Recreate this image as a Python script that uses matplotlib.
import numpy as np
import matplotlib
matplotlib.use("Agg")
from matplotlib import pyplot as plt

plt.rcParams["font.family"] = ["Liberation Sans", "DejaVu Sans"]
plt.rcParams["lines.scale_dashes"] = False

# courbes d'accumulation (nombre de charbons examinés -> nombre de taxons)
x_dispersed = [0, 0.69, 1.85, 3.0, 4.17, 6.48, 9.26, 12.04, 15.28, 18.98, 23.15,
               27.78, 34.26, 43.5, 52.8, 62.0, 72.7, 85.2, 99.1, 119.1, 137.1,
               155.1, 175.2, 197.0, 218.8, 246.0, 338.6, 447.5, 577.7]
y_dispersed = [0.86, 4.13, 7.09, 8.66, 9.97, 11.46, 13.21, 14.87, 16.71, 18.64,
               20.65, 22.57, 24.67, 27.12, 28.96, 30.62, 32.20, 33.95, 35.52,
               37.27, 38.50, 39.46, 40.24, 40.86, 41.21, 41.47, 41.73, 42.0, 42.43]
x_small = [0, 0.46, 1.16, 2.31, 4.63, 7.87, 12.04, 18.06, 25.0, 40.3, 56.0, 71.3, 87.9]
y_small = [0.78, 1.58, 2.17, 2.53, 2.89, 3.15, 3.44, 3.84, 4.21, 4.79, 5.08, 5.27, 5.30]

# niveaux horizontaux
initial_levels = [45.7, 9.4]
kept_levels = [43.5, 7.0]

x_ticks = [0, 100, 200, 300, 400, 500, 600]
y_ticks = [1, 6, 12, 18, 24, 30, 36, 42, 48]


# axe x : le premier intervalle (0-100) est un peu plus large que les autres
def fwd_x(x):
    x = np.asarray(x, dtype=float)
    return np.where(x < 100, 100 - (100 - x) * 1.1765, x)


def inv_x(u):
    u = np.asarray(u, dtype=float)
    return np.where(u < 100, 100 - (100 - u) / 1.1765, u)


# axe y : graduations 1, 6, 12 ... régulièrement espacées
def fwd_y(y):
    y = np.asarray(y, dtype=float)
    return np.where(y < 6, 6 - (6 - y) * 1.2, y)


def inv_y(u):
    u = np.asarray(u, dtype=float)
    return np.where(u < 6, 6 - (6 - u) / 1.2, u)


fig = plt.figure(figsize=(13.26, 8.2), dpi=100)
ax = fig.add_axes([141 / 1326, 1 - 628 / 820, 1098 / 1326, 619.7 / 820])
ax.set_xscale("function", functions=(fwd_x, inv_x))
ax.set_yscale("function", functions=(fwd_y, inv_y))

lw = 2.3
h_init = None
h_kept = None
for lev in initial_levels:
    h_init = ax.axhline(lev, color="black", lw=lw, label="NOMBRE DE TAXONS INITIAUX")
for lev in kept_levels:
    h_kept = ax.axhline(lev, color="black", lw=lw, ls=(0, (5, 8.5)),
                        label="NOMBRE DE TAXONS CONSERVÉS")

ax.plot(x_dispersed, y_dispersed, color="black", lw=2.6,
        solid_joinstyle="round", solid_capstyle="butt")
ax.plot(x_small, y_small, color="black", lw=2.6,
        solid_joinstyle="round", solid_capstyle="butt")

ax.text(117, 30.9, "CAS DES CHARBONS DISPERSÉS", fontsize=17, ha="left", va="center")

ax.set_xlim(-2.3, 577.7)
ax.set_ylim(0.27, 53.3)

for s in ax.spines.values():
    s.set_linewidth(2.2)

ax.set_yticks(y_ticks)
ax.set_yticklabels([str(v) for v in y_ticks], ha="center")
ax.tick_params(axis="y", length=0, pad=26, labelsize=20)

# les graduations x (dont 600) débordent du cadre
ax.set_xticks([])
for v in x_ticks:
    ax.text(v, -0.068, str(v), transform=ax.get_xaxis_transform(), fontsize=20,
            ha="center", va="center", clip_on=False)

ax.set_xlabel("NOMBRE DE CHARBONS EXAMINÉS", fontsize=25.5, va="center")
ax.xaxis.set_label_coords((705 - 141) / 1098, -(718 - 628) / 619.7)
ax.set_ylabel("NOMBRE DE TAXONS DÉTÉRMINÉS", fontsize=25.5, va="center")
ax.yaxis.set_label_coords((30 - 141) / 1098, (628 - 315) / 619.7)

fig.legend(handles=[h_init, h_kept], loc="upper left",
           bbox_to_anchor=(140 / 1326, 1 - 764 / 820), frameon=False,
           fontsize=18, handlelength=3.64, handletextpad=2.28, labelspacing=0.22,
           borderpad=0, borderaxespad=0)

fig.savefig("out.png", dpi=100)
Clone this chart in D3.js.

# Brief
Write out again, exactly, the lines from the start of the entries up to and including the one with "return np.where(u < 100, 100". Nothing else belongs in the reply.

# Output below
Recreate this image as a Python script that uses matplotlib.
import numpy as np
import matplotlib
matplotlib.use("Agg")
from matplotlib import pyplot as plt

plt.rcParams["font.family"] = ["Liberation Sans", "DejaVu Sans"]
plt.rcParams["lines.scale_dashes"] = False

# courbes d'accumulation (nombre de charbons examinés -> nombre de taxons)
x_dispersed = [0, 0.69, 1.85, 3.0, 4.17, 6.48, 9.26, 12.04, 15.28, 18.98, 23.15,
               27.78, 34.26, 43.5, 52.8, 62.0, 72.7, 85.2, 99.1, 119.1, 137.1,
               155.1, 175.2, 197.0, 218.8, 246.0, 338.6, 447.5, 577.7]
y_dispersed = [0.86, 4.13, 7.09, 8.66, 9.97, 11.46, 13.21, 14.87, 16.71, 18.64,
               20.65, 22.57, 24.67, 27.12, 28.96, 30.62, 32.20, 33.95, 35.52,
               37.27, 38.50, 39.46, 40.24, 40.86, 41.21, 41.47, 41.73, 42.0, 42.43]
x_small = [0, 0.46, 1.16, 2.31, 4.63, 7.87, 12.04, 18.06, 25.0, 40.3, 56.0, 71.3, 87.9]
y_small = [0.78, 1.58, 2.17, 2.53, 2.89, 3.15, 3.44, 3.84, 4.21, 4.79, 5.08, 5.27, 5.30]

# niveaux horizontaux
initial_levels = [45.7, 9.4]
kept_levels = [43.5, 7.0]

x_ticks = [0, 100, 200, 300, 400, 500, 600]
y_ticks = [1, 6, 12, 18, 24, 30, 36, 42, 48]


# axe x : le premier intervalle (0-100) est un peu plus large que les autres
def fwd_x(x):
    x = np.asarray(x, dtype=float)
    return np.where(x < 100, 100 - (100 - x) * 1.1765, x)


def inv_x(u):
    u = np.asarray(u, dtype=float)
    return np.where(u < 100, 100 - (100 - u) / 1.1765, u)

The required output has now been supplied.